Amidst a global pandemic due to COVID-19 now, more than ever, the need to equip our pupils and, crucially, our teachers with the skills to communicate, collaborate, express ideas and learn using digital tools and technologies is pressingly obvious.
The National Curriculum for Computing was launched in England in 2014 with a key aim of ensuring that all pupils “are responsible, competent, confident and creative users of information and communication technology”. Yet, in 2020, many schools were already woefully behind in implementing the National Curriculum and, during the pandemic, it became obvious that many teachers were severely lacking in these areas themselves.
The introduction of the 2020 Ofsted Framework for Inspection and the ominous threat of Computing Deep Dives galvinised many into action early in the year. A welcome push in my view to broaden curriculum focus. School closures put paid to that threat but, with them, came the realisation that, in many settings, the technology and skills required to continue teaching and learning outside of the classroom were simply not there.
The winners in education during these difficult times have been those that were already prepared for remote learning with infrastructure, technology and skills. The losers – our children.
I’ve been supporting schools with computing curricula, resources, teaching and training since 2014. I deal with the most progressive of schools. Those that understand the need for their children to be equipped with the knowledge, understanding and skills to participate, live and learn in an increasingly digital world. Their children will thrive. But I worry about the children left behind. Those who don’t benefit from teachers and leaders with the determination and commitment to provide a robust computing education. Those who don’t appreciate that technology has the potential to transform teaching and learning in their schools and choose to put computing on the back burner again. To look at another time. When Ofsted say they’re going to.

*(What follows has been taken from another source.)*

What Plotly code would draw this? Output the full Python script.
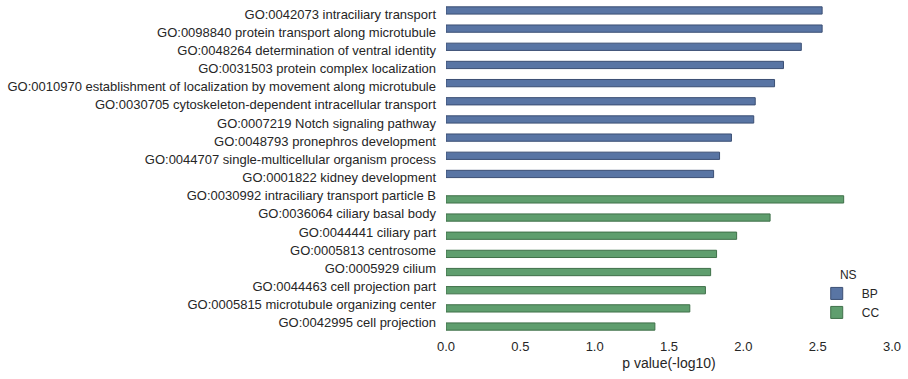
import plotly.graph_objects as go

bp_terms = [
    "GO:0042073 intraciliary transport",
    "GO:0098840 protein transport along microtubule",
    "GO:0048264 determination of ventral identity",
    "GO:0031503 protein complex localization",
    "GO:0010970 establishment of localization by movement along microtubule",
    "GO:0030705 cytoskeleton-dependent intracellular transport",
    "GO:0007219 Notch signaling pathway",
    "GO:0048793 pronephros development",
    "GO:0044707 single-multicellular organism process",
    "GO:0001822 kidney development",
]
bp_values = [2.53, 2.53, 2.39, 2.27, 2.21, 2.08, 2.07, 1.92, 1.84, 1.80]

cc_terms = [
    "GO:0030992 intraciliary transport particle B",
    "GO:0036064 ciliary basal body",
    "GO:0044441 ciliary part",
    "GO:0005813 centrosome",
    "GO:0005929 cilium",
    "GO:0044463 cell projection part",
    "GO:0005815 microtubule organizing center",
    "GO:0042995 cell projection",
]
cc_values = [2.675, 2.18, 1.955, 1.82, 1.78, 1.745, 1.64, 1.405]

x_ticks = [0.0, 0.5, 1.0, 1.5, 2.0, 2.5, 3.0]
x_title = "p value(-log10)"
legend_title = "NS"

categories = bp_terms + cc_terms

bp_x = [bp_values[bp_terms.index(c)] if c in bp_terms else None for c in categories]
cc_x = [cc_values[cc_terms.index(c)] if c in cc_terms else None for c in categories]

fig = go.Figure()
fig.add_trace(go.Bar(
    y=categories, x=bp_x, orientation="h", name="BP",
    marker=dict(color="#5975a4", line=dict(color="#3b4f74", width=1)),
))
fig.add_trace(go.Bar(
    y=categories, x=cc_x, orientation="h", name="CC",
    marker=dict(color="#5f9e6e", line=dict(color="#3f7049", width=1)),
))

fig.update_layout(
    width=908, height=379,
    margin=dict(l=446, r=16, t=5, b=47, autoexpand=False),
    paper_bgcolor="white", plot_bgcolor="white",
    barmode="group", bargap=0.2, bargroupgap=0,
    font=dict(family="Liberation Sans, Arial, sans-serif", size=13, color="#262626"),
    showlegend=True,
    legend=dict(
        title=dict(text=legend_title, side="top center", font=dict(size=12)),
        x=0.82, y=0.21, xanchor="left", yanchor="top",
        font=dict(size=12), bgcolor="rgba(0,0,0,0)",
        traceorder="normal", itemwidth=40,
    ),
)
fig.update_xaxes(
    range=[0, 3.0], tickvals=x_ticks, ticktext=[f"{v:.1f}" for v in x_ticks],
    showgrid=False, zeroline=False, showline=False, ticks="",
    ticklabelstandoff=5,
    title=dict(text=x_title, font=dict(size=14), standoff=5),
    tickfont=dict(size=13), automargin=False,
)
fig.update_yaxes(
    categoryorder="array", categoryarray=categories, autorange="reversed",
    showgrid=False, zeroline=False, showline=False, ticks="",
    ticklabelstandoff=9, tickfont=dict(size=13), automargin=False,
)

fig.write_html(
    "out.html",
    config={"displayModeBar": False},
    post_script="document.body.style.margin='0';document.body.style.overflow='hidden';",
)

Thousands of children in England have missed out on around six months of education. When they return to school, the focus is likely to be on catching up with literacy and numeracy. It is imperative that Computing is not neglected. As the National Curriculum points out “Computing also ensures that pupils become digitally literate – able to use, and express themselves and develop their ideas through, information and communication technology – at a level suitable for the future workplace and as active participants in a digital world.” With the ongoing threat of closures due to local lockdowns, potential pupil/staff absences for sickness or self-isolation, social distancing measures and a myriad of other potential disruptions to the education system – schools must rise to the challenge and put learning with and about technology firmly at the forefront of their planning. Starting right now.